While minimally relevant to Stanford in some ways,
this article on the new era of college football roster building was an interesting read.
Thinking through a Stanford lens, a few quotes jumped out at me:
"Our philosophy is, our best opportunity for success at Mizzou is to retain players who had the potential to play in the NFL but were not a third-round or better grade," Drinkwitz said. "We want to get them back. If you swing and miss [in the draft], you're going to be on a practice squad. Well, we're going to make sure you're paid better than a practice squad player. We're going to provide you for a year to get better and improve your stock. If you hit on that, you're going to make way more. Do you want to cash in your lottery ticket now, or do you want to invest a year?"

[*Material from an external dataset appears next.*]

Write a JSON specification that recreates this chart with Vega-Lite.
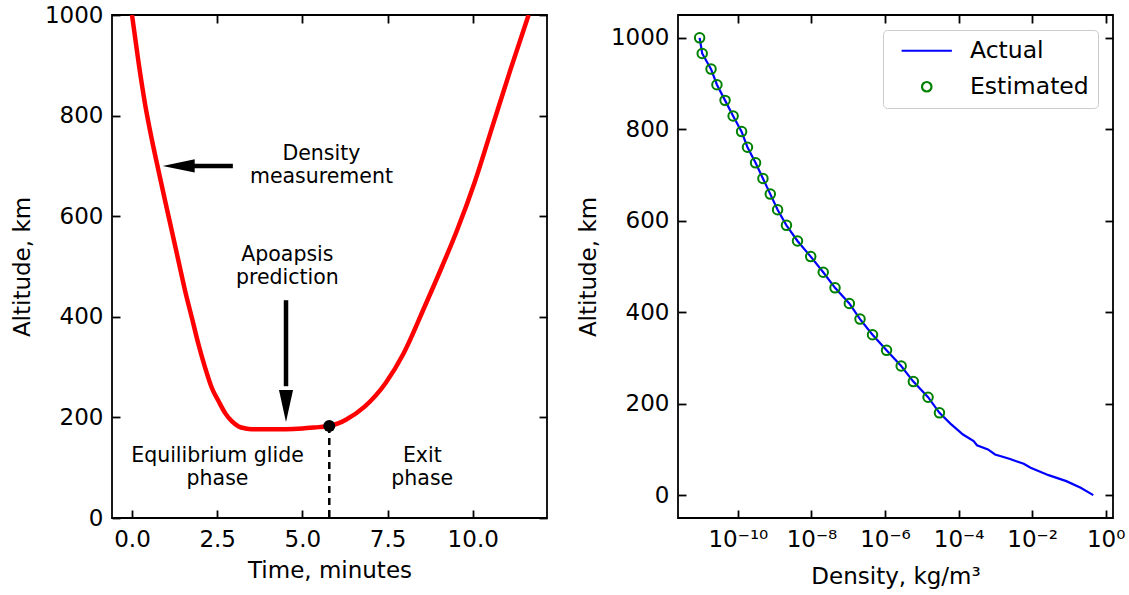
{
  "$schema": "https://vega.github.io/schema/vega-lite/v6.json",
  "background": "white",
  "padding": {"left": 10, "top": 3, "right": 5, "bottom": 5},
  "spacing": 131,
  "bounds": "flush",
  "resolve": {"scale": {"color": "independent", "shape": "independent"}, "legend": {"color": "independent", "shape": "independent"}},
  "config": {
    "font": "DejaVu Sans",
    "view": {"stroke": "black", "strokeWidth": 1.8},
    "axis": {
      "domain": false, "grid": false, "ticks": true, "tickSize": -8, "tickWidth": 1.8, "tickColor": "black",
      "labelFont": "DejaVu Sans", "labelFontSize": 23, "labelColor": "black",
      "titleFont": "DejaVu Sans", "titleFontSize": 23, "titleFontWeight": "normal", "titleColor": "black",
      "labelFlush": false, "labelOverlap": false
    },
    "axisX": {"labelPadding": 18, "titlePadding": 8},
    "axisY": {"labelPadding": 17, "titlePadding": 10}
  },
  "datasets": {
    "curve": [
      {"t": 0.0, "alt": 1000}, {"t": 0.196, "alt": 904}, {"t": 0.391, "alt": 820}, {"t": 0.587, "alt": 751},
      {"t": 0.783, "alt": 689}, {"t": 0.978, "alt": 628.6}, {"t": 1.174, "alt": 569.2}, {"t": 1.369, "alt": 509.6},
      {"t": 1.565, "alt": 449.9}, {"t": 1.761, "alt": 397.0}, {"t": 1.956, "alt": 343.9}, {"t": 2.152, "alt": 297.6},
      {"t": 2.347, "alt": 258}, {"t": 2.543, "alt": 232}, {"t": 2.739, "alt": 208}, {"t": 2.934, "alt": 192},
      {"t": 3.13, "alt": 182}, {"t": 3.33, "alt": 178}, {"t": 3.521, "alt": 176.5}, {"t": 4.108, "alt": 176.3},
      {"t": 4.51, "alt": 176.5}, {"t": 5.0, "alt": 178}, {"t": 5.35, "alt": 180}, {"t": 5.79, "alt": 183},
      {"t": 6.05, "alt": 188}, {"t": 6.29, "alt": 196}, {"t": 6.82, "alt": 221}, {"t": 7.44, "alt": 268},
      {"t": 7.97, "alt": 327}, {"t": 8.6, "alt": 422}, {"t": 9.1, "alt": 500}, {"t": 9.54, "alt": 572},
      {"t": 10.06, "alt": 668}, {"t": 10.59, "alt": 781}, {"t": 11.11, "alt": 892}, {"t": 11.64, "alt": 1000}
    ],
    "glide_end": [{"t": 5.79, "alt": 183}],
    "shafts": [
      {"t": 2.96, "t2": 1.8, "alt": 700, "alt2": 700},
      {"t": 4.52, "t2": 4.52, "alt": 433, "alt2": 262}
    ],
    "head_left": [{"t": 0.9, "alt": 700}],
    "head_down": [{"t": 4.52, "alt": 191}],
    "notes": [
      {"t": 5.56, "alt": 712, "label": "Density\nmeasurement"},
      {"t": 4.56, "alt": 511, "label": "Apoapsis\nprediction"},
      {"t": 2.51, "alt": 111, "label": "Equilibrium glide\nphase"},
      {"t": 8.52, "alt": 111, "label": "Exit\nphase"}
    ],
    "profile": [
      {"rho": 9.1e-12, "alt": 1000, "series": "Actual"}, {"rho": 1.07e-11, "alt": 965.8, "series": "Actual"},
      {"rho": 1.86e-11, "alt": 931.7, "series": "Actual"}, {"rho": 2.69e-11, "alt": 897.5, "series": "Actual"},
      {"rho": 4.47e-11, "alt": 863.3, "series": "Actual"}, {"rho": 7.41e-11, "alt": 829.2, "series": "Actual"},
      {"rho": 1.26e-10, "alt": 795, "series": "Actual"}, {"rho": 1.82e-10, "alt": 760.8, "series": "Actual"},
      {"rho": 3.02e-10, "alt": 726.7, "series": "Actual"}, {"rho": 4.79e-10, "alt": 692.5, "series": "Actual"},
      {"rho": 7.59e-10, "alt": 658.3, "series": "Actual"}, {"rho": 1.2e-9, "alt": 624.2, "series": "Actual"},
      {"rho": 2.09e-9, "alt": 590, "series": "Actual"}, {"rho": 4.17e-9, "alt": 555.8, "series": "Actual"},
      {"rho": 9.55e-9, "alt": 521.7, "series": "Actual"}, {"rho": 2.09e-8, "alt": 487.5, "series": "Actual"},
      {"rho": 4.37e-8, "alt": 453.3, "series": "Actual"}, {"rho": 1.07e-7, "alt": 419.2, "series": "Actual"},
      {"rho": 2.09e-7, "alt": 385, "series": "Actual"}, {"rho": 4.57e-7, "alt": 350.8, "series": "Actual"},
      {"rho": 1.1e-6, "alt": 316.7, "series": "Actual"}, {"rho": 2.75e-6, "alt": 282.5, "series": "Actual"},
      {"rho": 5.89e-6, "alt": 248.3, "series": "Actual"}, {"rho": 1.48e-5, "alt": 214.2, "series": "Actual"},
      {"rho": 3.02e-5, "alt": 180, "series": "Actual"}, {"rho": 6.0e-5, "alt": 156.5, "series": "Actual"},
      {"rho": 1.32e-4, "alt": 132.5, "series": "Actual"}, {"rho": 2.57e-4, "alt": 118, "series": "Actual"},
      {"rho": 3.16e-4, "alt": 109, "series": "Actual"}, {"rho": 6.3e-4, "alt": 100, "series": "Actual"},
      {"rho": 9.8e-4, "alt": 89, "series": "Actual"}, {"rho": 2.4e-3, "alt": 79.5, "series": "Actual"},
      {"rho": 5.9e-3, "alt": 68.5, "series": "Actual"}, {"rho": 9.1e-3, "alt": 60, "series": "Actual"},
      {"rho": 2.8e-2, "alt": 43.7, "series": "Actual"}, {"rho": 8.5e-2, "alt": 30.6, "series": "Actual"},
      {"rho": 0.209, "alt": 16, "series": "Actual"}, {"rho": 0.46, "alt": 0, "series": "Actual"}
    ],
    "estimated": [
      {"rho": 9.1e-12, "alt": 1000, "series": "Estimated"}, {"rho": 1.07e-11, "alt": 965.8, "series": "Estimated"},
      {"rho": 1.86e-11, "alt": 931.7, "series": "Estimated"}, {"rho": 2.69e-11, "alt": 897.5, "series": "Estimated"},
      {"rho": 4.47e-11, "alt": 863.3, "series": "Estimated"}, {"rho": 7.41e-11, "alt": 829.2, "series": "Estimated"},
      {"rho": 1.26e-10, "alt": 795, "series": "Estimated"}, {"rho": 1.82e-10, "alt": 760.8, "series": "Estimated"},
      {"rho": 3.02e-10, "alt": 726.7, "series": "Estimated"}, {"rho": 4.79e-10, "alt": 692.5, "series": "Estimated"},
      {"rho": 7.59e-10, "alt": 658.3, "series": "Estimated"}, {"rho": 1.2e-9, "alt": 624.2, "series": "Estimated"},
      {"rho": 2.09e-9, "alt": 590, "series": "Estimated"}, {"rho": 4.17e-9, "alt": 555.8, "series": "Estimated"},
      {"rho": 9.55e-9, "alt": 521.7, "series": "Estimated"}, {"rho": 2.09e-8, "alt": 487.5, "series": "Estimated"},
      {"rho": 4.37e-8, "alt": 453.3, "series": "Estimated"}, {"rho": 1.07e-7, "alt": 419.2, "series": "Estimated"},
      {"rho": 2.09e-7, "alt": 385, "series": "Estimated"}, {"rho": 4.57e-7, "alt": 350.8, "series": "Estimated"},
      {"rho": 1.1e-6, "alt": 316.7, "series": "Estimated"}, {"rho": 2.75e-6, "alt": 282.5, "series": "Estimated"},
      {"rho": 5.89e-6, "alt": 248.3, "series": "Estimated"}, {"rho": 1.48e-5, "alt": 214.2, "series": "Estimated"},
      {"rho": 3.02e-5, "alt": 180, "series": "Estimated"}
    ]
  },
  "hconcat": [
    {
      "width": 435,
      "height": 503,
      "resolve": {"axis": {"x": "independent", "y": "independent"}},
      "layer": [
        {
          "data": {"name": "curve"},
          "mark": {"type": "line", "color": "#ff0000", "strokeWidth": 4.5, "clip": true, "interpolate": "monotone"},
          "encoding": {
            "x": {"field": "t", "type": "quantitative", "scale": {"domain": [-0.587, 12.18], "nice": false, "zero": false},
                  "axis": {"orient": "bottom", "values": [0, 2.5, 5, 7.5, 10], "format": ".1f", "title": "Time, minutes"}},
            "y": {"field": "alt", "type": "quantitative", "scale": {"domain": [0, 1000], "nice": false, "zero": false},
                  "axis": {"orient": "left", "values": [0, 200, 400, 600, 800, 1000], "format": "d", "title": "Altitude, km"}}
          }
        },
        {
          "data": {"name": "glide_end"},
          "mark": {"type": "rule", "color": "black", "strokeWidth": 2.5, "strokeDash": [7, 5]},
          "encoding": {
            "x": {"field": "t", "type": "quantitative",
                  "axis": {"orient": "top", "labels": false, "title": null, "values": [0, 2.5, 5, 7.5, 10]}},
            "y": {"field": "alt", "type": "quantitative",
                  "axis": {"orient": "right", "labels": false, "title": null, "values": [0, 200, 400, 600, 800, 1000]}},
            "y2": {"datum": 0}
          }
        },
        {
          "data": {"name": "glide_end"},
          "mark": {"type": "point", "filled": true, "color": "black", "size": 144, "opacity": 1},
          "encoding": {
            "x": {"field": "t", "type": "quantitative", "axis": null},
            "y": {"field": "alt", "type": "quantitative", "axis": null}
          }
        },
        {
          "data": {"name": "shafts"},
          "mark": {"type": "rule", "color": "black", "strokeWidth": 4.5},
          "encoding": {
            "x": {"field": "t", "type": "quantitative", "axis": null},
            "x2": {"field": "t2"},
            "y": {"field": "alt", "type": "quantitative", "axis": null},
            "y2": {"field": "alt2"}
          }
        },
        {
          "data": {"name": "head_left"},
          "mark": {"type": "point", "filled": true, "color": "black", "size": 1024, "opacity": 1, "strokeWidth": 0,
                   "shape": "M0,0L2,-0.42L2,0.42Z"},
          "encoding": {
            "x": {"field": "t", "type": "quantitative", "axis": null},
            "y": {"field": "alt", "type": "quantitative", "axis": null}
          }
        },
        {
          "data": {"name": "head_down"},
          "mark": {"type": "point", "filled": true, "color": "black", "size": 1024, "opacity": 1, "strokeWidth": 0,
                   "shape": "M0,0L-0.44,-2L0.44,-2Z"},
          "encoding": {
            "x": {"field": "t", "type": "quantitative", "axis": null},
            "y": {"field": "alt", "type": "quantitative", "axis": null}
          }
        },
        {
          "data": {"name": "notes"},
          "mark": {"type": "text", "font": "DejaVu Sans", "fontSize": 20.5, "color": "black", "align": "center",
                   "baseline": "alphabetic", "lineBreak": "\n", "lineHeight": 23.3},
          "encoding": {
            "x": {"field": "t", "type": "quantitative", "axis": null},
            "y": {"field": "alt", "type": "quantitative", "axis": null},
            "text": {"field": "label"}
          }
        }
      ]
    },
    {
      "width": 435,
      "height": 503,
      "resolve": {"axis": {"x": "independent", "y": "independent"}},
      "layer": [
        {
          "data": {"name": "profile"},
          "mark": {"type": "line", "strokeWidth": 2.2},
          "encoding": {
            "x": {"field": "rho", "type": "quantitative",
                  "scale": {"type": "log", "domain": [2.35e-12, 1.58], "nice": false},
                  "axis": {"orient": "bottom", "values": [1e-10, 1e-8, 1e-6, 0.0001, 0.01, 1], "titlePadding": 14,
                           "labelExpr": "'10' + replace(replace(replace(replace(replace(replace(replace('' + round(log(datum.value) / LN10), '-', '⁻'), '0', '⁰'), '1', '¹'), '2', '²'), '4', '⁴'), '6', '⁶'), '8', '⁸')",
                           "title": "Density, kg/m³"}},
            "y": {"field": "alt", "type": "quantitative", "scale": {"domain": [-50, 1050], "nice": false, "zero": false},
                  "axis": {"orient": "left", "values": [0, 200, 400, 600, 800, 1000], "format": "d", "title": "Altitude, km"}},
            "order": {"field": "alt", "sort": "descending"},
            "color": {"field": "series", "type": "nominal",
                      "scale": {"domain": ["Actual", "Estimated"], "range": ["#0000ff", "#008000"]},
                      "legend": {"orient": "top-right", "offset": 15, "title": null, "symbolSize": 90, "symbolStrokeWidth": 2.2,
                                 "symbolOffset": 23, "labelOffset": 31.5, "labelFontSize": 23.5, "labelFont": "DejaVu Sans",
                                 "labelColor": "black", "padding": 9, "rowPadding": 11, "fillColor": "white",
                                 "strokeColor": "#cccccc", "cornerRadius": 4}}
          }
        },
        {
          "data": {"name": "estimated"},
          "mark": {"type": "point", "filled": false, "size": 90, "strokeWidth": 2, "opacity": 1},
          "encoding": {
            "x": {"field": "rho", "type": "quantitative",
                  "axis": {"orient": "top", "labels": false, "title": null, "values": [1e-10, 1e-8, 1e-6, 0.0001, 0.01, 1]}},
            "y": {"field": "alt", "type": "quantitative",
                  "axis": {"orient": "right", "labels": false, "title": null, "values": [0, 200, 400, 600, 800, 1000]}},
            "color": {"field": "series", "type": "nominal",
                      "legend": {"orient": "top-right", "offset": 15, "title": null, "symbolSize": 90, "symbolStrokeWidth": 2.2,
                                 "symbolOffset": 23, "labelOffset": 31.5, "labelFontSize": 23.5, "labelFont": "DejaVu Sans",
                                 "labelColor": "black", "padding": 9, "rowPadding": 11, "fillColor": "white",
                                 "strokeColor": "#cccccc", "cornerRadius": 4}},
            "shape": {"field": "series", "type": "nominal",
                      "scale": {"domain": ["Actual", "Estimated"], "range": ["M-5.3,0L5.3,0", "circle"]},
                      "legend": {"orient": "top-right", "offset": 15, "title": null, "symbolSize": 90, "symbolStrokeWidth": 2.2,
                                 "symbolOffset": 23, "labelOffset": 31.5, "labelFontSize": 23.5, "labelFont": "DejaVu Sans",
                                 "labelColor": "black", "padding": 9, "rowPadding": 11, "fillColor": "white",
                                 "strokeColor": "#cccccc", "cornerRadius": 4}}
          }
        }
      ]
    }
  ]
}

"Not to name names, but there's certain schools that have gone extremely transfer-heavy that, if you just look at the individual talent on the roster, you'd be like, 'Man, what a team,'" Sumrall said. "But then you watch them play and they're not a very good team. They may look great some Saturdays, but they don't look very consistent. I'll take consistency over maybe some things that are flashier at times."
"I keep hearing everybody talk about how you've got to recruit your roster," Fritz said, referencing the increasing need to avoid transfer portal losses. "We've tried to do that since I started coaching. You always want to treat your guys the right way. We try to retain them by providing a culture where they can thrive and grow."
The Drinkwitz quote points to an imperative (but I fear blind spot) for Stanford football, the Sumrall quote points to the possible opportunity/optimistic case for Stanford's place in this landscape, and the Fritz quote points to a successful coach talking just like Coach Taylor.
To Drinkwitz's point, the sweet spot for a major college program that can't constantly reload with blue chip prospects is to be a program that is developing and/or acquiring NFL talent but, crucially, not losing out on NFL backup/practice squad level guys because you can't entice them to stay. Stanford under Shaw became an abject failure in this regard. Since 2018, Tanner McKee, Elijah Higgins, Kyu Blu Kelly, Elijah Higgins, Davis Mills, Dalton Schultz, Harrison Phillips, JJ Arcega-Whiteside, Simi Fehoko, Connor Wedington, Kaden Smith, Colby Parkinson, Nate Herbig, Drew Dalman, Walker Little, Foster Sarell, Thomas Booker, Tucker Fisk, Curtis Robinson, Justin Reid, Quenton Meeks, Paulson Adebo, and more all left eligibility on the table to try their hand at the NFL. A good case can be made that Little was literally the only one (maybe JJAW, maybe Adebo, maybe Reid) who left with a reasonable expectation of entering the NFL as a starting-level player. I viewed this as a risible, devastating (from the perspective of competing in major college football) development. Really bad combo to recruit like a #25 (or #40) team and have players leave for the NFL more readily relative to draft stock than they would even at a #1 team. It is one of Taylor's big challenges to get guys to want to play for Stanford rather than leave after three years to be a Day 3 pick (the beyond risible McKee/Herbig/Meeks/Fehoko/Smith/Parkinson situation). If possible, hopefully he can get them in significant numbers to decline to leave even after four years. But to Drinkwitz's point, there is an incentive aspect to this equation. The collectives allow a program like Mizzou to pay their equivalent of these guys (on our current roster maybe Yurosek an example) so that in a cold hard calculation staying in college doesn't feel like a troubling opportunity cost. Is Stanford postured to do this? Is our collective going to offer Yurosek hundreds of thousands of dollars or will we pat ourselves on the back for giving every walk-on $10,000?
To Sumrall's point, I do not think it is Pollyanna-ish for Stanford fans or any other teams that are on the more restrained end of the transfer competition to have hope (and, more to the point, build a theory of the case) around building more continuity, teamwork, esprit de corps, etc. I would think it would be difficult for Dillingham to build a culture at Arizona State with that kind of roster turnover.
But that gets to the Fritz point. If you're not reloading in this current era that increases the premium even more on recruiting your own roster. Taylor says the right things about it, but what we don't know is how well he will walk his talk, nor what kind of tools the administration and the collective will give him with regard to graduate school, NIL compensation, etc.
One of the overarching themes of the article was that this new landscape amounts to a market inefficiency that those with imagination and execution can exploit. Stanford needs to do that by making Stanford an attractive place to play and study, benefiting from more (and, crucially, the right kind of) roster stability, and knocking high school recruiting out of the park. The article alluded to this last point but it's essential for Stanford: with other programs dividing their rosters across high school recruiting, transfer portal recruiting, and JC transfers, that means many fewer high school recruits will be signing with Power Five programs. Stanford absolutely has to take advantage of this and get a higher caliber of high school recruit than we would have if competitors weren't so distracted by the bright shiny transfer portal.